Allgemein kann ich nur jedem (auch der Lage) empfehlen, öfter mal ins Ausland zu schauen, da das das innenpolitische Geschehen oft in einen anderen und aufschlussreicheren Kontext setzt!

Hallo PapaSokratis,

kleine Anmerkung von mir im Vergleich zu asiatischen Länder.
Ich glaube - ohne Experte zu sein - das ein riesiger Unterschied zwischen unser Situation und allen anderen Teilen der Welt die Mitgliedschaft zur EU und zu Schengen ist. Es ist einfach perspektivisch sauschwer, bzw. praktisch unmöglich über den Zeitraum der ganzen Pandemie tatsächlich die Grenzen zu zu machen. Und darum müsste eine Strategie, die tatsächlich den Virus „rausschmeißt“ eine gesamteuropäische sein.
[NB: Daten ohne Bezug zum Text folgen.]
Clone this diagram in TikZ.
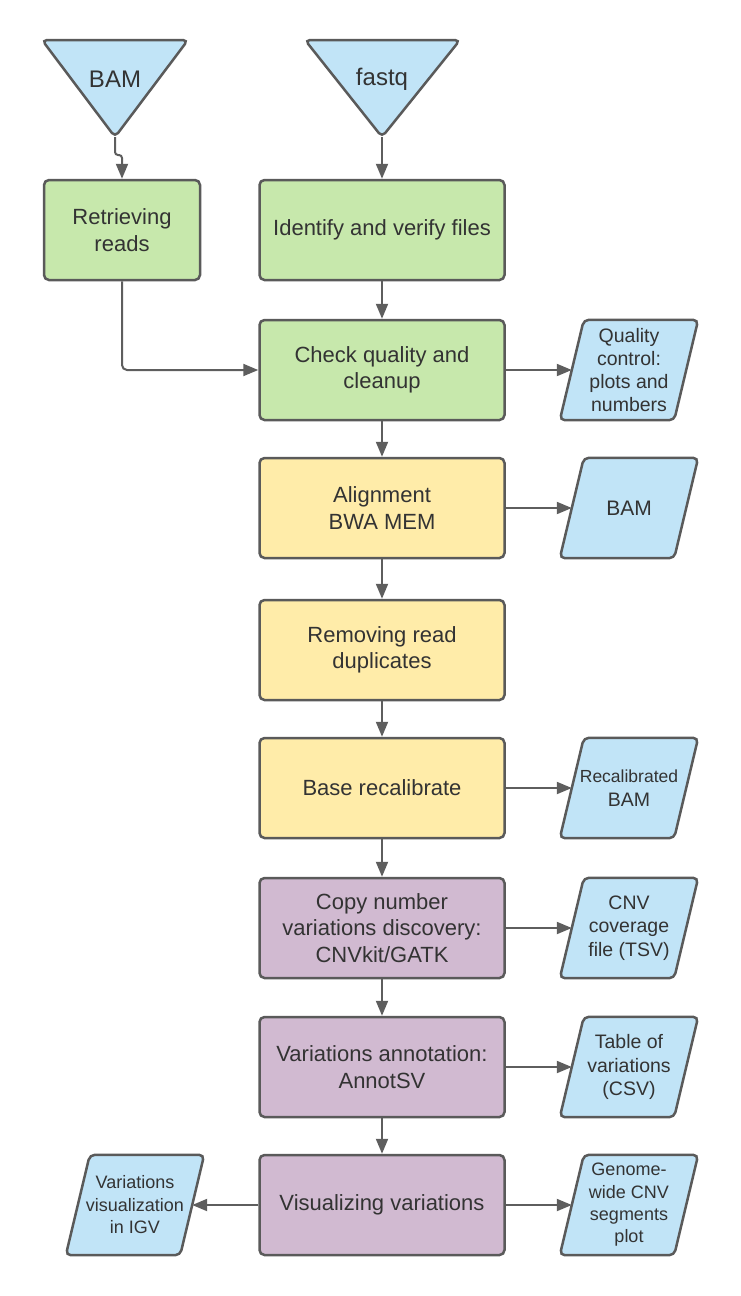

Und das ist etwas, was zumindest ich persönlich für politisch unmöglich halte.

Hi Hasenkoettel!

ich gebe dir absolut Recht. Angenommen, für die nächste Pandemie würden wir dieses Politikfeld nach Europa integrieren und eine gesamteuropäische Strategie wäre möglich (was ich für gar nicht so unwahrscheinlich halte langfristig): Würden es die europäischen und insb. die deutschen Gerichte durchgehen lassen, solch drastische Maßnahmen von Anfang an wie oben beschrieben zu ergreifen? Inwiefern hängt hier die Rechtsprechung auch mit den gesellschaftlichen Werten zusammen, also dass zb ein Verständnis von persönlichen Freiheitsrechten mehr im kollektiven Sinne verstanden wird (in etwa habe ich letztendlich vielleicht mehr Freiheit, wenn diese zuerst einmal recht drastisch eingeschränkt wird) oder sind die Grundsätze wie der der Verhältnismäßigkeit weitgehend universell und allgemein? Hier würde mich eben auch mal Ulfs Einschätzung oder die eines anderen Juristen interessieren.